Hacklido Intelligence: Immediate Mitigation Steps
Because "Copy Fail" is a kernel-level logic flaw, standard network defenses like firewalls will not prevent its exploitation.
Strategic Defensive Steps:
- Prioritize Kernel Patching: Administrators should immediately apply the latest kernel updates provided by their distribution vendors. A system reboot is required to clear any potentially corrupted page caches.
- CISA Compliance: CISA has added CVE-2026-31431 to its Known Exploited Vulnerabilities (KEV) catalog. Federal agencies have a mandate to patch systems by May 22, 2026.
- Module Restriction: As a temporary stopgap, if userspace access to the kernel crypto API is not required, consider disabling the module using modprobe -r algif_aead.
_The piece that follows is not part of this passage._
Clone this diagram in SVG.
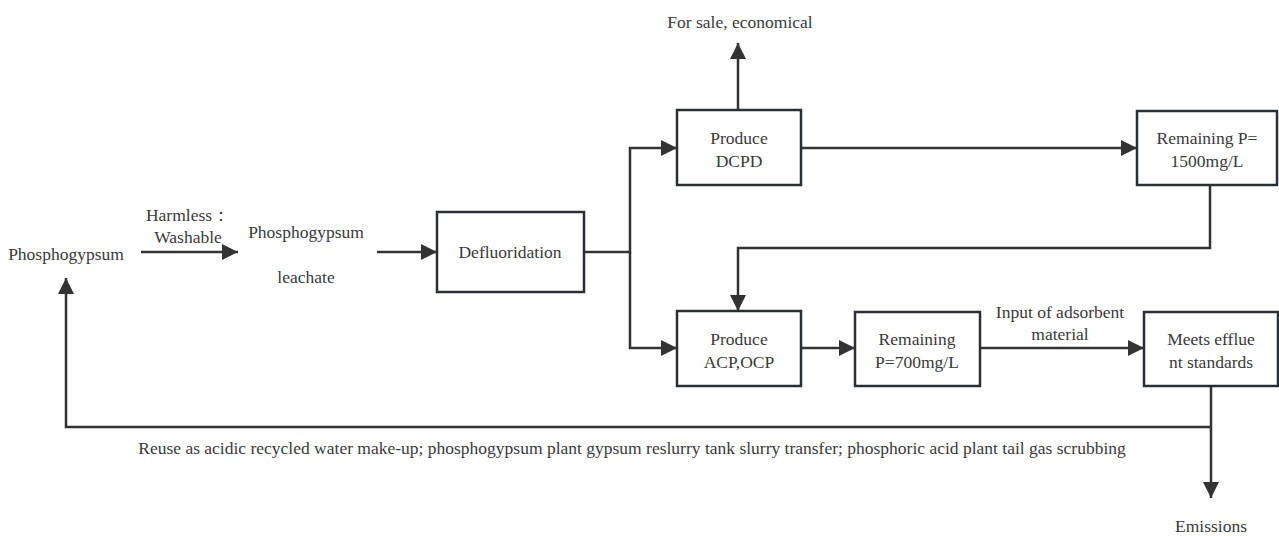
<svg xmlns="http://www.w3.org/2000/svg" width="1279" height="536" viewBox="0 0 1279 536">
<style>
.t{font-family:"Liberation Serif","Times New Roman",serif;font-size:17.5px;fill:#3a3a3a;text-anchor:middle}
.b{fill:#fff;stroke:#2b2f33;stroke-width:2.5}
.c{fill:none;stroke:#333;stroke-width:2.5}
</style>
<defs>
<marker id="ah" viewBox="0 0 10 10" refX="10" refY="5" markerWidth="7.5" markerHeight="6.4" markerUnits="strokeWidth" orient="auto">
<path d="M0,0 L10,5 L0,10 z" fill="#333"/>
</marker>
</defs>
<g id="connectors">
<path class="c" d="M141,252 H238" marker-end="url(#ah)"/>
<path class="c" d="M377,252 H437" marker-end="url(#ah)"/>
<path class="c" d="M584,252 H630 V148 H677" marker-end="url(#ah)"/>
<path class="c" d="M630,252 V348 H677" marker-end="url(#ah)"/>
<path class="c" d="M738,110 V43" marker-end="url(#ah)"/>
<path class="c" d="M801,148 H1137" marker-end="url(#ah)"/>
<path class="c" d="M1210,185 V248 H738 V311" marker-end="url(#ah)"/>
<path class="c" d="M801,348 H855" marker-end="url(#ah)"/>
<path class="c" d="M980,348 H1144" marker-end="url(#ah)"/>
<path class="c" d="M1211,386 V498" marker-end="url(#ah)"/>
<path class="c" d="M1211,427 H66 V278" marker-end="url(#ah)"/>
<text class="t" x="188" y="221">Harmless：</text>
<text class="t" x="188" y="243">Washable</text>
<text class="t" x="1060" y="318">Input of adsorbent</text>
<text class="t" x="1060" y="340">material</text>
<text class="t" x="632" y="454">Reuse as acidic recycled water make-up; phosphogypsum plant gypsum reslurry tank slurry transfer; phosphoric acid plant tail gas scrubbing</text>
</g>
<g id="n-phosphogypsum"><text class="t" x="66" y="260">Phosphogypsum</text></g>
<g id="n-leachate"><text class="t" x="306" y="238">Phosphogypsum</text><text class="t" x="306" y="283">leachate</text></g>
<g id="n-defluoridation"><rect class="b" x="437" y="212" width="147" height="80"/><text class="t" x="510" y="258">Defluoridation</text></g>
<g id="n-dcpd"><rect class="b" x="677" y="110" width="124" height="75"/><text class="t" x="739" y="144">Produce</text><text class="t" x="739" y="167">DCPD</text></g>
<g id="n-sale"><text class="t" x="740" y="28">For sale, economical</text></g>
<g id="n-p1500"><rect class="b" x="1137" y="111" width="140" height="74"/><text class="t" x="1207" y="144">Remaining P=</text><text class="t" x="1207" y="167">1500mg/L</text></g>
<g id="n-acp"><rect class="b" x="677" y="311" width="124" height="75"/><text class="t" x="739" y="345">Produce</text><text class="t" x="739" y="368">ACP,OCP</text></g>
<g id="n-p700"><rect class="b" x="855" y="312" width="125" height="74"/><text class="t" x="917" y="345">Remaining</text><text class="t" x="917" y="368">P=700mg/L</text></g>
<g id="n-meets"><rect class="b" x="1144" y="312" width="134" height="74"/><text class="t" x="1211" y="345">Meets efflue</text><text class="t" x="1211" y="368">nt standards</text></g>
<g id="n-emissions"><text class="t" x="1211" y="532">Emissions</text></g>
</svg>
- Runtime Security Monitoring: Deploy cloud-native security tools that monitor for anomalous system calls and unexpected behavior in the kernel space to detect exploitation attempts in real-time.
The Verdict: "Copy Fail" demonstrates that even long-standing, audited subsystems can harbor critical vulnerabilities. For any organization running Linux-based workloads, this is a "patch now" event to prevent unauthorized privilege escalation.